Para más escarnio, la ruta a
realizar es de las de armas tomar: puerto de Lizarraga para bajar hasta la
Barranca y puerto de Urbasa para el retorno por las Améscoas. Un trayecto no
apto para gente con vértigo. Aún así, nuestra amiga, llegado el momento, no ha
dudado en subirse a la máquina de tormento con ánimo estoico. Algo terrorífico
barruntaba pero la esencia femenina no se achanta ante nada. Bien es cierto que
el espléndido día y las vistas contribuían
a templar la angustia que produce en una neófita comprobar cómo la moto se
inclina más y más en las curvas. ¡Qué se cae!, ¡qué se cae!, y al final no se
cae. Pero los sustos ahí quedan, uno detrás de otro.
En fin, que mientras alguna
sufría, otros, algo más curtidos en lides moteras, disfrutamos de una ruta
espectacular deslizándonos carretera abajo desde el alto de Lizarraga, porque
Iturmendi está situado en el valle de la Burunda, dentro del llamado corredor
de la Barranca, por el que discurre apaciblemente el río Araquil, a unos 45 kilómetros
de Pamplona. Su término municipal limita al norte con Ataún (Guipúzcoa), al
este con Bacáicoa, al sur con la Sierra de Urbasa y al oeste con el municipio
de Urdiáin. Allí nos hemos plantado a la hora de misa y nuestra amiga ha podido
dar gracias al Altísimo por llegar con bien al pueblo, desde la puerta, eso sí,
más que nada por no molestar a los feligreses que ya estaban dentro del templo.
Los casi 400 habitantes de
Iturmendi se cobijan en un lugar de apariencia apacible a la sombra de la mole
de San Donato y del verde manto de la vertiente norte de la sierra de Urbasa.
Tampoco aquí parece haber prisas y menos un domingo. Sólo la tienen quienes
transitan por la cercana autovía A-10. Allá ellos. Nosotros, tras comprobar la
recia estampa y solidez de los caserones de Iturmendi y haber hecho hambre,
determinamos que nuestra amiga aún era capaz de seguir sobrellevando su
martirio particular, así que, puerto de Urbasa para arriba hasta Eulate, a
almorzar, que con la panza llena cualquier mal es menor.
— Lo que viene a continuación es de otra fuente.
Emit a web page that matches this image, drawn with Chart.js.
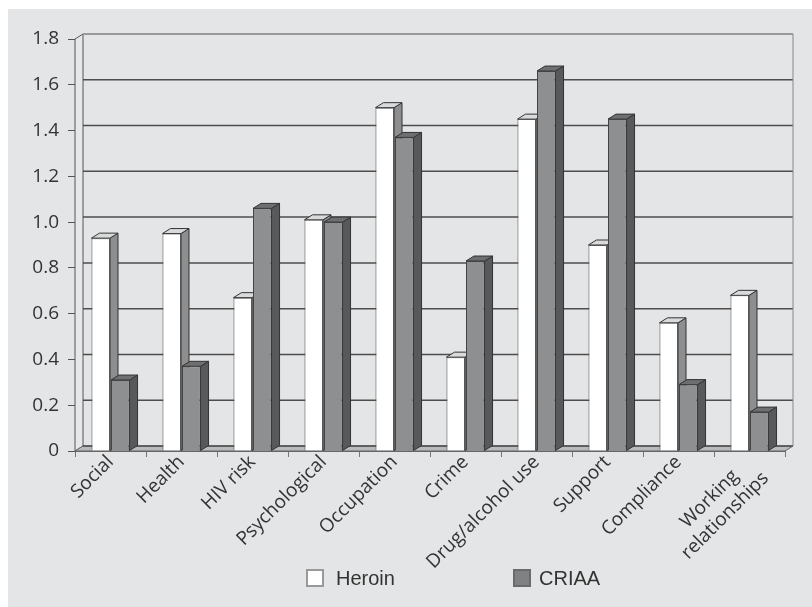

De postre, una ración de curvas a buen ritmo hacia
Estella, para santificar allí la fiesta con el vermouth y aplaudir, alabar y
remojar el coraje demostrado por nuestra buena amiga, quien ha sufrido más que
disfrutado de su experiencia en moto, pero aguantó la tempestad como una jabata
y ni siquiera llegó a insinuar lo de volverse a casa en taxi.